Newsblog: Welcome Back, Duke: From the ashes of Sept. 11 arise the manly virtues by Peggy Noonan.
Noonan asserts that “men are back” after writing a couple of weeks ago that “God is back.” Both columns gave me inspirational goosebumps (I’m not sure if they were the John Wayne or Alan Alda variety) but both also troubled me.
She lauded Bush’s first speech to Congress after the attack, as did I. But she didn’t deal with his goofy assertion that “God is not neutral” — a notion that I challenged in my Sept. 21 weblog.
She nails the class issue — “the professional classes have a new appreciation for the working class men of Lodi, N.J., or Astoria, Queens.” But she defines “masculine men” too narrowly by tying it to physical courage and strength — and only in their line of work.
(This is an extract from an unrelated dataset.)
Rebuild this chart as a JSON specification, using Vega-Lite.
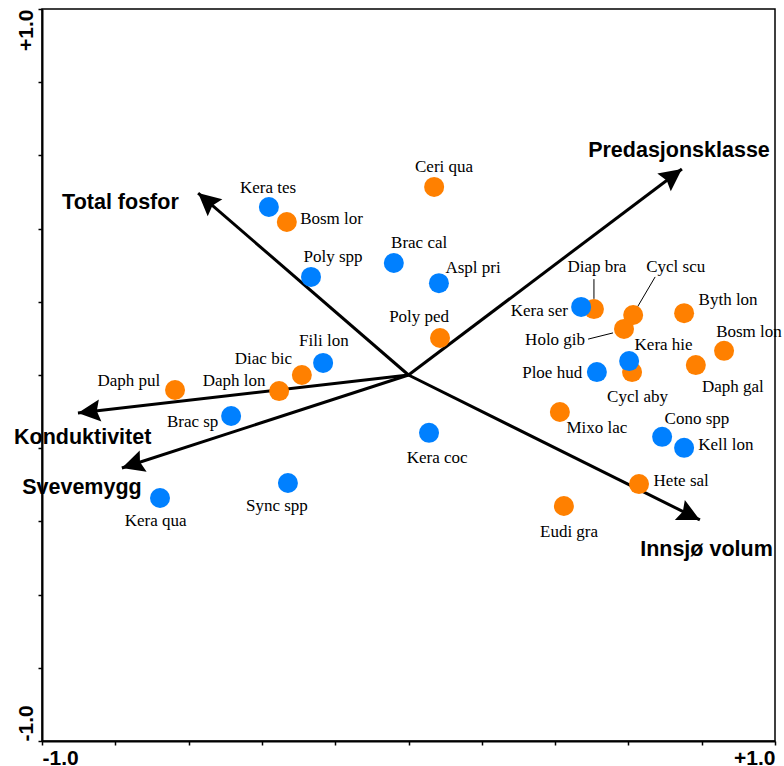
{
  "$schema": "https://vega.github.io/schema/vega-lite/v6.json",
  "autosize": {"type": "none"},
  "padding": {"left": 42, "top": 9, "right": 9, "bottom": 25},
  "width": 733,
  "height": 732,
  "background": "white",
  "config": {
    "view": {"stroke": "black", "strokeWidth": 1.5},
    "axis": {
      "grid": false,
      "title": null,
      "domainColor": "black",
      "domainWidth": 2,
      "tickColor": "black",
      "tickWidth": 1.5,
      "tickSize": 4,
      "labelColor": "black",
      "labelFont": "Liberation Sans",
      "labelFontWeight": "bold",
      "labelFontSize": 21,
      "labelOverlap": false
    }
  },
  "datasets": {
    "species": [
      {"name": "Kera tes", "g": "A", "x": -0.381, "y": 0.459, "lx": -0.383, "ly": 0.497},
      {"name": "Bosm lor", "g": "B", "x": -0.332, "y": 0.418, "lx": -0.210, "ly": 0.413},
      {"name": "Ceri qua", "g": "B", "x": 0.070, "y": 0.514, "lx": 0.097, "ly": 0.555},
      {"name": "Poly spp", "g": "A", "x": -0.266, "y": 0.268, "lx": -0.206, "ly": 0.309},
      {"name": "Brac cal", "g": "A", "x": -0.040, "y": 0.306, "lx": 0.029, "ly": 0.347},
      {"name": "Aspl pri", "g": "A", "x": 0.083, "y": 0.251, "lx": 0.176, "ly": 0.279},
      {"name": "Poly ped", "g": "B", "x": 0.086, "y": 0.101, "lx": 0.029, "ly": 0.145},
      {"name": "Fili lon", "g": "A", "x": -0.233, "y": 0.033, "lx": -0.231, "ly": 0.079},
      {"name": "Diac bic", "g": "B", "x": -0.291, "y": 0.000, "lx": -0.396, "ly": 0.030},
      {"name": "Daph lon", "g": "B", "x": -0.353, "y": -0.044, "lx": -0.476, "ly": -0.030},
      {"name": "Daph pul", "g": "B", "x": -0.637, "y": -0.041, "lx": -0.763, "ly": -0.030},
      {"name": "Brac sp", "g": "A", "x": -0.484, "y": -0.112, "lx": -0.589, "ly": -0.142},
      {"name": "Kera coc", "g": "A", "x": 0.056, "y": -0.158, "lx": 0.078, "ly": -0.240},
      {"name": "Sync spp", "g": "A", "x": -0.329, "y": -0.295, "lx": -0.359, "ly": -0.372},
      {"name": "Kera qua", "g": "A", "x": -0.678, "y": -0.336, "lx": -0.690, "ly": -0.413},
      {"name": "Diap bra", "g": "B", "x": 0.506, "y": 0.180, "lx": 0.514, "ly": 0.281},
      {"name": "Kera ser", "g": "A", "x": 0.471, "y": 0.186, "lx": 0.357, "ly": 0.161},
      {"name": "Cycl scu", "g": "B", "x": 0.613, "y": 0.164, "lx": 0.729, "ly": 0.281},
      {"name": "Holo gib", "g": "B", "x": 0.588, "y": 0.126, "lx": 0.400, "ly": 0.082},
      {"name": "Byth lon", "g": "B", "x": 0.752, "y": 0.169, "lx": 0.872, "ly": 0.191},
      {"name": "Bosm lon", "g": "B", "x": 0.861, "y": 0.066, "lx": 0.929, "ly": 0.104},
      {"name": "Daph gal", "g": "B", "x": 0.784, "y": 0.027, "lx": 0.885, "ly": -0.046},
      {"name": "Cycl aby", "g": "B", "x": 0.610, "y": 0.008, "lx": 0.625, "ly": -0.074},
      {"name": "Kera hie", "g": "A", "x": 0.602, "y": 0.038, "lx": 0.696, "ly": 0.068},
      {"name": "Ploe hud", "g": "A", "x": 0.514, "y": 0.008, "lx": 0.392, "ly": -0.008},
      {"name": "Mixo lac", "g": "B", "x": 0.413, "y": -0.101, "lx": 0.514, "ly": -0.158},
      {"name": "Cono spp", "g": "A", "x": 0.692, "y": -0.169, "lx": 0.787, "ly": -0.134},
      {"name": "Kell lon", "g": "A", "x": 0.752, "y": -0.199, "lx": 0.866, "ly": -0.205},
      {"name": "Hete sal", "g": "B", "x": 0.629, "y": -0.298, "lx": 0.744, "ly": -0.303},
      {"name": "Eudi gra", "g": "B", "x": 0.424, "y": -0.358, "lx": 0.438, "ly": -0.443}
    ],
    "vectors": [
      {"name": "Predasjonsklasse", "ox": 0, "oy": 0, "x": 0.746, "y": 0.563, "lx": 0.738, "ly": 0.596},
      {"name": "Total fosfor", "ox": 0, "oy": 0, "x": -0.574, "y": 0.497, "lx": -0.786, "ly": 0.454},
      {"name": "Konduktivitet", "ox": 0, "oy": 0, "x": -0.902, "y": -0.104, "lx": -0.889, "ly": -0.189},
      {"name": "Svevemygg", "ox": 0, "oy": 0, "x": -0.782, "y": -0.254, "lx": -0.891, "ly": -0.325},
      {"name": "Innsjø volum", "ox": 0, "oy": 0, "x": 0.795, "y": -0.396, "lx": 0.813, "ly": -0.495}
    ],
    "leaders": [
      {"x": 0.506, "y": 0.262, "x2": 0.506, "y2": 0.208},
      {"x": 0.673, "y": 0.268, "x2": 0.623, "y2": 0.183},
      {"x": 0.490, "y": 0.098, "x2": 0.558, "y2": 0.115}
    ]
  },
  "layer": [
    {
      "data": {"name": "vectors"},
      "mark": {"type": "rule", "color": "black", "strokeWidth": 3},
      "encoding": {
        "x": {
          "field": "ox", "type": "quantitative",
          "scale": {"domain": [-1, 1], "nice": false, "zero": false},
          "axis": {
            "values": [-1, -0.9, -0.8, -0.7, -0.6, -0.5, -0.4, -0.3, -0.2, -0.1, 0, 0.1, 0.2, 0.3, 0.4, 0.5, 0.6, 0.7, 0.8, 0.9, 1],
            "labelExpr": "datum.value <= -0.999 ? '-1.0' : (datum.value >= 0.999 ? '+1.0' : '')",
            "labelFlush": true,
            "labelPadding": 2
          }
        },
        "y": {
          "field": "oy", "type": "quantitative",
          "scale": {"domain": [-1, 1], "nice": false, "zero": false},
          "axis": {
            "values": [-1, -0.9, -0.8, -0.7, -0.6, -0.5, -0.4, -0.3, -0.2, -0.1, 0, 0.1, 0.2, 0.3, 0.4, 0.5, 0.6, 0.7, 0.8, 0.9, 1],
            "labelExpr": "datum.value <= -0.999 ? '-1.0' : (datum.value >= 0.999 ? '+1.0' : '')",
            "labelAngle": 270,
            "labelAlign": {"condition": {"test": "datum.value > 0", "value": "right"}, "value": "left"},
            "labelBaseline": "alphabetic",
            "labelPadding": 6
          }
        },
        "x2": {"field": "x"},
        "y2": {"field": "y"}
      }
    },
    {
      "data": {"name": "vectors"},
      "transform": [{"calculate": "atan2(datum.x, datum.y) * 180 / PI", "as": "ang"}],
      "mark": {"type": "point", "shape": "M0,0 L0.5,1 L0,0.85 L-0.5,1 Z", "filled": true, "color": "black", "opacity": 1, "size": 2000, "strokeWidth": 0},
      "encoding": {
        "x": {"field": "x", "type": "quantitative"},
        "y": {"field": "y", "type": "quantitative"},
        "angle": {"field": "ang", "type": "quantitative", "scale": null}
      }
    },
    {
      "data": {"name": "vectors"},
      "mark": {"type": "text", "font": "Liberation Sans", "fontWeight": "bold", "fontSize": 21.5, "color": "black", "align": "center", "baseline": "alphabetic"},
      "encoding": {
        "x": {"field": "lx", "type": "quantitative"},
        "y": {"field": "ly", "type": "quantitative"},
        "text": {"field": "name"}
      }
    },
    {
      "data": {"name": "leaders"},
      "mark": {"type": "rule", "color": "black", "strokeWidth": 1},
      "encoding": {
        "x": {"field": "x", "type": "quantitative"},
        "y": {"field": "y", "type": "quantitative"},
        "x2": {"field": "x2"},
        "y2": {"field": "y2"}
      }
    },
    {
      "data": {"name": "species"},
      "mark": {"type": "circle", "size": 400, "opacity": 1},
      "encoding": {
        "x": {"field": "x", "type": "quantitative"},
        "y": {"field": "y", "type": "quantitative"},
        "color": {"field": "g", "type": "nominal", "scale": {"domain": ["A", "B"], "range": ["#0080FF", "#FF8000"]}, "legend": null}
      }
    },
    {
      "data": {"name": "species"},
      "mark": {"type": "text", "font": "'Liberation Serif', 'Times New Roman', serif", "fontSize": 17, "color": "black", "align": "center", "baseline": "alphabetic"},
      "encoding": {
        "x": {"field": "lx", "type": "quantitative"},
        "y": {"field": "ly", "type": "quantitative"},
        "text": {"field": "name"}
      }
    }
  ]
}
“I am speaking of masculine men, men who push things and pull things and haul things and build things, men who charge up the stairs in a hundred pounds of gear and tell everyone else where to go to be safe. Men who are welders, who do construction, men who are cops and firemen. They are all of them, one way or another, the men who put the fire out, the men who are digging the rubble out, and the men who will build whatever takes its place. And their style is back in style. We are experiencing a new respect for their old-fashioned masculinity, a new respect for physical courage, for strength and for the willingness to use both for the good of others.”
Our culture fawns over industry tycoons like GE’s CEO Jack Welch, with nary a glance at what he was like as husband, father, neighbor, and citizen. We run the risk of doing the same with these working class guys. And what about the guy who wins the Nobel Peace Prize? Or the guy who stands up in front of the local school board to challenge the status quo for the sake of the kids? Or the guy who says no to a night out with his buddies so he can keep his promise to show up at his kid’s play? No physical courage or strength needed for either, so they’re not manly men?
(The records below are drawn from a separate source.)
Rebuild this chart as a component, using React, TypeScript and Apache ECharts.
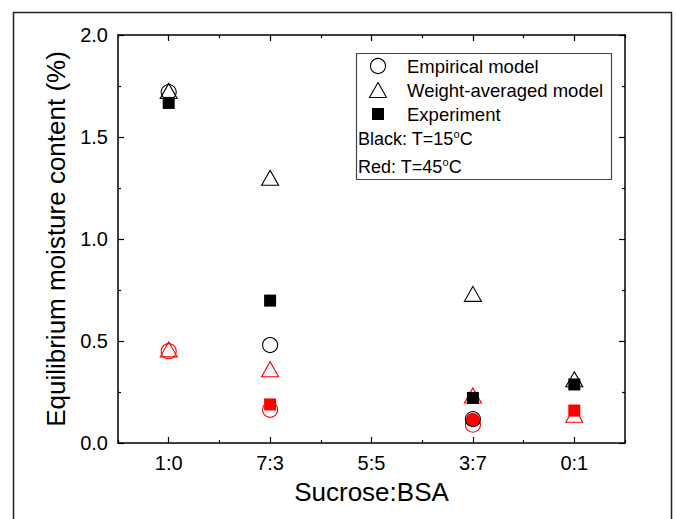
import React, { useEffect, useRef } from 'react';
import * as echarts from 'echarts';

const categories = ['1:0', '7:3', '5:5', '3:7', '0:1'];
// T = 15 °C (black)
const empirical15: (number | string)[] = [1.72, 0.48, '-', 0.117, '-'];
const weighted15: (number | string)[] = [1.726, 1.3, '-', 0.731, 0.312];
const experiment15: (number | string)[] = [1.667, 0.698, '-', 0.221, 0.287];
// T = 45 °C (red)
const empirical45: (number | string)[] = [0.45, 0.163, '-', 0.09, '-'];
const weighted45: (number | string)[] = [0.459, 0.362, '-', 0.233, 0.138];
const experiment45: (number | string)[] = ['-', 0.189, '-', 0.114, 0.159];

const yMin = 0;
const yMax = 2.0;
const yInterval = 0.5;

const legendNames = ['Empirical model', 'Weight-averaged model', 'Experiment'];
const noteBlack = 'Black: T=15{s|o}C';
const noteRed = 'Red: T=45{s|o}C';
const xTitle = 'Sucrose:BSA';
const yTitle = 'Equilibrium moisture content (%)';

const FONT = '"Liberation Sans", Arial, sans-serif';

export default function App() {
  const ref = useRef<HTMLDivElement>(null);
  useEffect(() => {
    if (!ref.current) return;
    const chart = echarts.init(ref.current, undefined, { renderer: 'svg' });

    const openStyle = (c: string) => ({ color: 'rgba(0,0,0,0)', borderColor: c, borderWidth: 1.1, opacity: 1 });
    const mk = (name: string, data: any[], symbol: string, size: any, style: any) => ({
      type: 'scatter',
      name,
      data,
      symbol,
      symbolSize: size,
      itemStyle: style,
      xAxisIndex: 0,
      yAxisIndex: 0,
      emphasis: { disabled: true },
    });

    const exp45Data = experiment45.map((v, i) =>
      i === 3 ? { value: v, symbol: 'circle', symbolSize: 14 } : v
    );

    const catAxis = (pos: string, major: boolean, labels: boolean) => ({
      type: 'category',
      data: categories,
      position: pos,
      boundaryGap: true,
      axisLine: { show: major, lineStyle: { color: '#000', width: 1.5 } },
      axisTick: {
        show: true,
        inside: true,
        alignWithLabel: major,
        length: major ? 6 : 3,
        lineStyle: { color: '#000', width: 1.2 },
      },
      axisLabel: {
        show: labels,
        color: '#000',
        fontSize: 20,
        fontFamily: FONT,
        margin: 10,
      },
      splitLine: { show: false },
      name: labels ? xTitle : '',
      nameLocation: 'middle',
      nameGap: 36,
      nameTextStyle: { color: '#000', fontSize: 26, fontFamily: FONT },
    });

    const valAxis = (pos: string, labels: boolean) => ({
      type: 'value',
      min: yMin,
      max: yMax,
      interval: yInterval,
      position: pos,
      axisLine: { show: true, lineStyle: { color: '#000', width: 1.5 } },
      axisTick: { show: true, inside: true, length: 6, lineStyle: { color: '#000', width: 1.2 } },
      minorTick: { show: true, splitNumber: 2, length: 3, lineStyle: { color: '#000', width: 1.2 } },
      axisLabel: {
        show: labels,
        color: '#000',
        fontSize: 20,
        fontFamily: FONT,
        margin: 10,
        formatter: (v: number) => v.toFixed(1),
      },
      splitLine: { show: false },
      name: labels ? yTitle : '',
      nameLocation: 'middle',
      nameGap: 46,
      nameTextStyle: { color: '#000', fontSize: 26, fontFamily: FONT },
    });

    const legendX = 378;
    const textX = 407;
    const rows = [66, 90, 114];
    const supRich = { s: { fontSize: 11, padding: [0, 0, 10, 0], fontFamily: FONT, fill: '#000' } };

    chart.setOption({
      animation: false,
      backgroundColor: '#fff',
      grid: { left: 118, top: 35, width: 507, height: 408, containLabel: false },
      xAxis: [
        catAxis('bottom', true, true),
        catAxis('bottom', false, false),
        catAxis('top', true, false),
        catAxis('top', false, false),
      ],
      yAxis: [valAxis('left', true), valAxis('right', false)],
      series: [
        mk('Weight-averaged model 45', weighted45, 'triangle', [17, 15], openStyle('#ff0000')),
        mk('Empirical model 45', empirical45, 'circle', 15, openStyle('#ff0000')),
        mk('Experiment 45', exp45Data, 'rect', 12, { color: '#ff0000', opacity: 1 }),
        mk('Weight-averaged model', weighted15, 'triangle', [17, 15], openStyle('#000')),
        mk('Empirical model', empirical15, 'circle', 15, openStyle('#000')),
        mk('Experiment', experiment15, 'rect', 12, { color: '#000', opacity: 1 }),
      ],
      graphic: [
        {
          type: 'rect',
          shape: { x: 13.5, y: 12.5, width: 658, height: 530 },
          style: { fill: 'none', stroke: '#222', lineWidth: 1.5 },
          silent: true,
          z: 0,
        },
        {
          type: 'rect',
          shape: { x: 356.5, y: 53.5, width: 255, height: 126 },
          style: { fill: '#fff', stroke: '#444', lineWidth: 1.2 },
          z: 10,
        },
        {
          type: 'circle',
          shape: { cx: legendX, cy: rows[0], r: 7.5 },
          style: { fill: 'none', stroke: '#000', lineWidth: 1.1 },
          z: 11,
        },
        {
          type: 'polygon',
          shape: {
            points: [
              [legendX, rows[1] - 7.5],
              [legendX + 8.5, rows[1] + 7.5],
              [legendX - 8.5, rows[1] + 7.5],
            ],
          },
          style: { fill: 'none', stroke: '#000', lineWidth: 1.1 },
          z: 11,
        },
        {
          type: 'rect',
          shape: { x: legendX - 6, y: rows[2] - 6, width: 12, height: 12 },
          style: { fill: '#000' },
          z: 11,
        },
        ...legendNames.map((t, i) => ({
          type: 'text',
          x: textX,
          y: rows[i],
          style: {
            text: t,
            fill: '#000',
            fontSize: 18.5,
            fontFamily: FONT,
            verticalAlign: 'middle',
          },
          z: 11,
        })),
        {
          type: 'text',
          x: 358,
          y: 139,
          style: {
            text: noteBlack,
            fill: '#000',
            fontSize: 18,
            fontFamily: FONT,
            verticalAlign: 'middle',
            rich: supRich,
          },
          z: 11,
        },
        {
          type: 'text',
          x: 358,
          y: 167,
          style: {
            text: noteRed,
            fill: '#000',
            fontSize: 18,
            fontFamily: FONT,
            verticalAlign: 'middle',
            rich: supRich,
          },
          z: 11,
        },
      ],
    });
    return () => chart.dispose();
  }, []);
  return (
    <div
      ref={ref}
      style={{ position: 'fixed', left: 0, top: 0, width: 676, height: 519, background: '#fff' }}
    />
  );
}
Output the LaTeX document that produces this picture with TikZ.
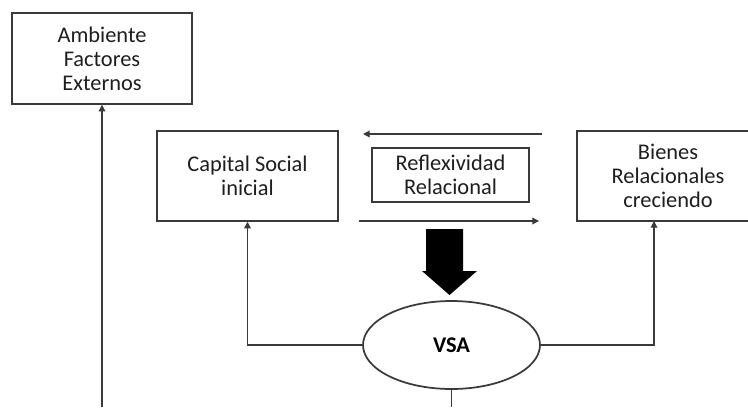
\documentclass[tikz,border=0pt]{standalone}
\usepackage{fontspec}
\setmainfont{Carlito}
\usetikzlibrary{arrows.meta,positioning,calc,shapes.geometric}
\definecolor{bline}{HTML}{3A3A3A}
\definecolor{btext}{HTML}{1E1E1E}
\tikzset{
  box/.style={draw=bline,fill=white,line width=1.1pt,align=center,font=\fontsize{16.8}{18}\selectfont,text=btext,inner sep=2pt},
  oval/.style={ellipse,draw=bline,fill=white,line width=1.3pt,align=center,font=\fontsize{16.8}{18}\selectfont\bfseries,text=black,inner sep=0pt},
  arr/.style={-{Triangle[length=5pt,width=5pt]},line width=0.9pt,draw=bline},
  ln/.style={line width=0.9pt,draw=bline},
}

\begin{document}
\begin{tikzpicture}[x=0.75pt,y=-0.75pt]
  \useasboundingbox (0,0) rectangle (748,407);
  % cajas
  \node[box,minimum width=135pt,minimum height=68.25pt] (amb) at (102,58.5) {Ambiente\\Factores\\Externos};
  \node[box,minimum width=135.75pt,minimum height=67.5pt] (cap) at (247.5,176) {Capital Social\\inicial};
  \node[box,minimum width=117.75pt,minimum height=40.5pt] (refl) at (450.5,175) {Reflexividad\\Relacional};
  \node[box,minimum width=136.5pt,minimum height=67.5pt] (bien) at (668,176) {Bienes\\Relacionales\\creciendo};
  \node[oval,minimum width=132.75pt,minimum height=66pt] (vsa) at (451.5,345) {VSA};
  % flechas de la reflexividad
  \coordinate (ta) at (542,134);
  \coordinate (tb) at (363,134);
  \coordinate (ba) at (359,221);
  \coordinate (bb) at (539,221);
  \draw[arr] (ta) -- (tb);
  \draw[arr] (ba) -- (bb);
  % flecha gruesa
  \fill[black] (426,229) -- (463,229) -- (463,271) -- (477,271) -- (449.5,295)
    -- (422,271) -- (426,271) -- cycle;
  % conexiones
  \coordinate (bot) at (451.5,407);
  \coordinate (amb0) at (102,407);
  \coordinate (bj) at (654,221);
  \draw[arr] (vsa.west) -| (cap.south);
  \draw[arr] (vsa.east) -| (bj);
  \draw[ln] (vsa.south) -- (bot);
  \draw[arr] (amb0) -- (amb.south);
\end{tikzpicture}
\end{document}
I don’t have a problem with our having a new respect this “old-fashioned masculinity” — I’m as thrilled as anyone to see the guys at the WTC site being honored and respected for their work. Noonan deserves praise for her piece, but I wish she had tempered it a bit. As is, her characterization of what makes a man manly seems just a little too thin, too exclusive, and too close to celebrity worship for my taste.